**What is needed**
Faithfully return all lines, omitting every embedded picture.

**Data section**
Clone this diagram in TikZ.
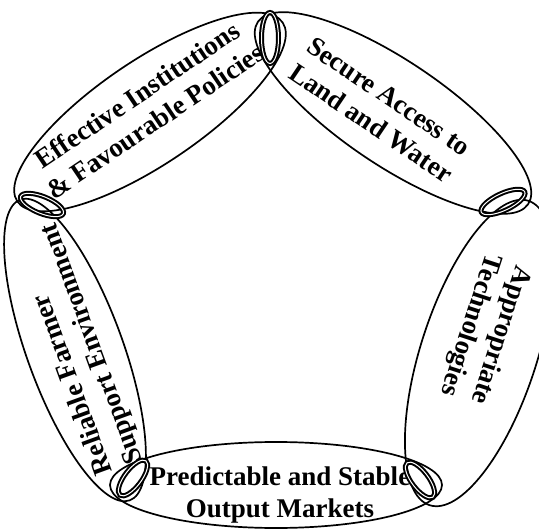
\documentclass[tikz,border=0pt]{standalone}
\usepackage{fontspec}
\setmainfont{Liberation Serif}
\usetikzlibrary{shapes.geometric}
\begin{document}
\begin{tikzpicture}[x=1pt,y=-1pt,
  ring/.style={draw, ellipse, line width=1.7pt, inner sep=0pt},
  linkring/.style={draw, ellipse, inner sep=0pt, line width=2pt, double=white, double distance=1pt},
  lbl/.style={font=\fontsize{27}{32}\selectfont\bfseries, align=center, inner sep=0pt}]
\useasboundingbox (0,0) rectangle (539,532);
% main ellipses
\node[ring, minimum width=320pt, minimum height=104pt, rotate=34] (e1) at (150,112) {};
\node[ring, minimum width=326pt, minimum height=104pt, rotate=-34] (e2) at (393,113) {};
\node[ring, minimum width=320pt, minimum height=116pt, rotate=-108] (e3) at (479,353) {};
\node[ring, minimum width=332pt, minimum height=86pt] (e4) at (276,485) {};
\node[ring, minimum width=320pt, minimum height=96pt, rotate=110] (e5) at (75,350) {};
% labels
\node[lbl, rotate=34] (t1) at (146,108) {Effective Institutions\\\& Favourable Policies};
\node[lbl, rotate=-34] (t2) at (380,110) {Secure Access to\\Land and Water};
\node[lbl, rotate=-108] (t3) at (485,330) {Appropriate\\Technologies};
\node[lbl] (t4) at (280,495) {Predictable and Stable\\Output Markets};
\node[lbl, rotate=110, align=left] (t5) at (78,349) {Reliable Farmer\\Support Environment};
% links
\node[linkring, minimum width=51pt, minimum height=17pt, rotate=90] (l1) at (270,38) {};
\node[linkring, minimum width=46pt, minimum height=17pt, rotate=-22] (l2) at (42,205) {};
\node[linkring, minimum width=48pt, minimum height=17pt, rotate=25] (l3) at (503,202) {};
\node[linkring, minimum width=43pt, minimum height=17pt, rotate=-53] (l4) at (420,480) {};
\node[linkring, minimum width=43pt, minimum height=17pt, rotate=53] (l5) at (133,478) {};
\end{tikzpicture}
\end{document}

**The reply**
Clone this diagram in TikZ.
\documentclass[tikz,border=0pt]{standalone}
\usepackage{fontspec}
\setmainfont{Liberation Serif}
\usetikzlibrary{shapes.geometric}
\begin{document}
\begin{tikzpicture}[x=1pt,y=-1pt,
  ring/.style={draw, ellipse, line width=1.7pt, inner sep=0pt},
  linkring/.style={draw, ellipse, inner sep=0pt, line width=2pt, double=white, double distance=1pt},
  lbl/.style={font=\fontsize{27}{32}\selectfont\bfseries, align=center, inner sep=0pt}]
\useasboundingbox (0,0) rectangle (539,532);
% main ellipses
\node[ring, minimum width=320pt, minimum height=104pt, rotate=34] (e1) at (150,112) {};
\node[ring, minimum width=326pt, minimum height=104pt, rotate=-34] (e2) at (393,113) {};
\node[ring, minimum width=320pt, minimum height=116pt, rotate=-108] (e3) at (479,353) {};
\node[ring, minimum width=332pt, minimum height=86pt] (e4) at (276,485) {};
\node[ring, minimum width=320pt, minimum height=96pt, rotate=110] (e5) at (75,350) {};
% labels
\node[lbl, rotate=34] (t1) at (146,108) {Effective Institutions\\\& Favourable Policies};
\node[lbl, rotate=-34] (t2) at (380,110) {Secure Access to\\Land and Water};
\node[lbl, rotate=-108] (t3) at (485,330) {Appropriate\\Technologies};
\node[lbl] (t4) at (280,495) {Predictable and Stable\\Output Markets};
\node[lbl, rotate=110, align=left] (t5) at (78,349) {Reliable Farmer\\Support Environment};
% links
\node[linkring, minimum width=51pt, minimum height=17pt, rotate=90] (l1) at (270,38) {};
\node[linkring, minimum width=46pt, minimum height=17pt, rotate=-22] (l2) at (42,205) {};
\node[linkring, minimum width=48pt, minimum height=17pt, rotate=25] (l3) at (503,202) {};
\node[linkring, minimum width=43pt, minimum height=17pt, rotate=-53] (l4) at (420,480) {};
\node[linkring, minimum width=43pt, minimum height=17pt, rotate=53] (l5) at (133,478) {};
\end{tikzpicture}
\end{document}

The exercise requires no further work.